From sharing everything from the history to traditional customs, this is what you need to know as the host.

By Caroline Biggs
November 18, 2020
Woman serving dinner for family and friends on table
Credit: Klaus Vedfelt / Getty Images

'Tis the season for celebrating the holidays with loved ones. But not all of your friends and family members are privy to your unique cultural and religious traditions. "Sometimes, a host faces the challenge of introducing a new and unfamiliar holiday to their guests," says Lisa Cokinos, founder of LC Events Co, a full-service event planning firm in New York City. "In these cases, it's the host's job to convey the significance of that holiday for any attendee, young or old, so they can fully appreciate it."

Fortunately, finding ways to educate guests about a new-to-them holiday is every bit as entertaining as it is easy. "Sharing different cultural traditions with friends and family creates a strong bond and sense of community," says Bianca Hall, co-owner of Estera Events in Chicago. "There isn't a downside when everyone is respectful and eager to learn something new."

Interested in hearing more about how you can prepare guests for an unfamiliar holiday celebration? We asked Cokinos, Hall, and Erica Vanco, fellow co-owner of Estera Events, to share their advice and this is what they had to say.

Provide information up front.

If you know that certain guests are unfamiliar with the customs and traditions of your holiday party, then Hall says it's crucial to fill them in with details ahead of time. "Incorporate traditions into the invitation with a brief note on the history of the celebration," she advises. "Giving some information up front that you're inviting people to a mixed tradition celebration helps everyone get a little familiar prior to the event."

Put together a relevant playlist.

To help create a more immersive experience for guests that are commemorating a new-to-them holiday, Vanco suggests making a playlist with music appropriate to the holiday and culture you'll be celebrating. "Feel free to get a couple of guests to help curate the list too," she says. "A shared Spotify playlist is always fun, and you can share it with guests after the dinner as well."

Explain the menu.

Since so many holiday traditions revolve around food, Cokinos recommends walking your guests through the menu and any other unfamiliar customs so they feel more comfortable. "Have your guests set the table with you for the evening, and explain the significance of where each person sits and why," she says. "Create a menu with traditional foods and detail the significance of where the foods are from, what they symbolize, and why it is important to have them for the holiday."

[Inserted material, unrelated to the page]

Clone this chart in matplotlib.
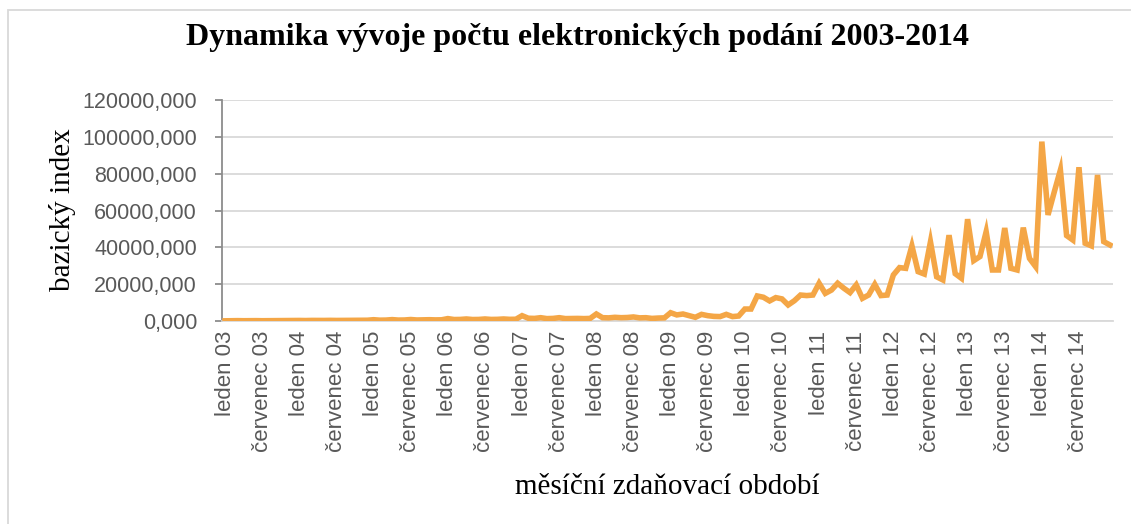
import matplotlib
matplotlib.use("Agg")
import matplotlib.pyplot as plt
from matplotlib.patches import Rectangle
from matplotlib.ticker import FuncFormatter

# bazicky index po mesicich (leden..prosinec)
idx_2003 = [100, 150, 200, 150, 180, 200, 150, 180, 220, 200, 220, 250]
idx_2004 = [300, 250, 320, 280, 300, 350, 300, 320, 380, 350, 380, 420]
idx_2005 = [700, 450, 500, 750, 500, 550, 800, 550, 600, 700, 600, 650]
idx_2006 = [1300, 800, 850, 1100, 800, 850, 1100, 850, 900, 1100, 900, 950]
idx_2007 = [2900, 1500, 1400, 1800, 1300, 1400, 1800, 1300, 1350, 1400, 1300, 1400]
idx_2008 = [3800, 1800, 1700, 2000, 1800, 1900, 2200, 1700, 1800, 1400, 1600, 1700]
idx_2009 = [4500, 3300, 3800, 2900, 2000, 3600, 2900, 2500, 2400, 3600, 2400, 2700]
idx_2010 = [6500, 6500, 13600, 12900, 10900, 12700, 12000, 8700, 11000, 14100, 13800, 14100]
idx_2011 = [20500, 15000, 16800, 20500, 17800, 15400, 19600, 12300, 14100, 19900, 13800, 14100]
idx_2012 = [25000, 29000, 28600, 40800, 26800, 25500, 43000, 24000, 22300, 46600, 25700, 23200]
idx_2013 = [55300, 32800, 35000, 48500, 27700, 27700, 50500, 28600, 27700, 50700, 34000, 29500]
idx_2014 = [97400, 57600, 70000, 82000, 46400, 44000, 83500, 42200, 40800, 79300, 43100, 41300]

roky = ["03", "04", "05", "06", "07", "08", "09", "10", "11", "12", "13", "14"]
mesice_popisky = ["leden", "červenec"]
y_ticks = [0, 20000, 40000, 60000, 80000, 100000, 120000]

hodnoty = (idx_2003 + idx_2004 + idx_2005 + idx_2006 + idx_2007 + idx_2008 +
           idx_2009 + idx_2010 + idx_2011 + idx_2012 + idx_2013 + idx_2014)
x = list(range(len(hodnoty)))

tick_pos = []
tick_lab = []
for i, r in enumerate(roky):
    for j, m in enumerate(mesice_popisky):
        tick_pos.append(i * 12 + j * 6)
        tick_lab.append(m + " " + r)

W, H = 1131, 524
fig = plt.figure(figsize=(W / 100, H / 100), dpi=100)
ax = fig.add_axes([222 / W, 1 - 321 / H, (1113 - 222) / W, (321 - 100) / H])

ax.plot(x, hodnoty, color="#F4A646", lw=4, solid_joinstyle="miter", zorder=3)

ax.set_xlim(-0.5, len(hodnoty) - 0.5)
ax.set_ylim(0, 120000)
ax.set_yticks(y_ticks)
ax.yaxis.set_major_formatter(FuncFormatter(lambda v, p: f"{v:.3f}".replace(".", ",")))
ax.set_xticks(tick_pos)
ax.set_xticklabels(tick_lab, rotation=90, va="top", ha="center")

ax.grid(axis="y", color="#D9D9D9", lw=1.3)
ax.set_axisbelow(True)
for s in ["top", "right"]:
    ax.spines[s].set_visible(False)
ax.spines["left"].set_color("#8C8C8C")
ax.spines["left"].set_linewidth(1.3)
ax.spines["bottom"].set_color("#D9D9D9")
ax.spines["bottom"].set_linewidth(1.3)
ax.tick_params(axis="y", length=5, width=1.3, color="#8C8C8C", pad=13,
               labelsize=15.5, labelcolor="#595959")
ax.tick_params(axis="x", length=0, pad=7, labelsize=16, labelcolor="#595959")
for t in ax.get_xticklabels() + ax.get_yticklabels():
    t.set_fontfamily("Liberation Sans")

fig.text(578 / W, 1 - 37 / H, "Dynamika vývoje počtu elektronických podání 2003-2014",
         ha="center", va="center", fontsize=23, fontweight="bold",
         family="Liberation Serif")
fig.text(667 / W, 1 - 487 / H, "měsíční zdaňovací období", ha="center", va="center",
         fontsize=21, family="Liberation Serif")
fig.text(62 / W, 1 - 210 / H, "bazický index", ha="center", va="center",
         rotation=90, fontsize=21, family="Liberation Serif")

# ramecek grafu (vidi se jen levy a horni okraj)
fig.patches.append(Rectangle((8 / W, -0.1), 1.2, 1.1 - 10 / H, transform=fig.transFigure,
                             fill=False, edgecolor="#D9D9D9", lw=1.3))

fig.savefig("out.png", dpi=100, facecolor="white")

Play a fun (but educational) party game.

No holiday celebration would be complete without a good party game, which is why Cokinos suggests creating a game that tells the story of the newly introduced holiday. "A photo scavenger hunt is a creative way to introduce an unfamiliar holiday to family members and friends," she explains. "Take photos of items that are relevant to the celebration, hide them around the area of the party, provide lists to teams of attendees with descriptions of items and their significance, set a timer, and go!"

Make sure everyone feels included.

Whether you're a guest celebrating a new holiday or the host of the event, all attendees at a party are happiest when everyone is comfortable and having a good time. "Have fun with it and be encouraging," Cokinos says. "Make sure to follow up with any newcomers by sending photos and videos of them at the event. Those little moments will be unforgettable memories that can hopefully turn into new traditions for guests."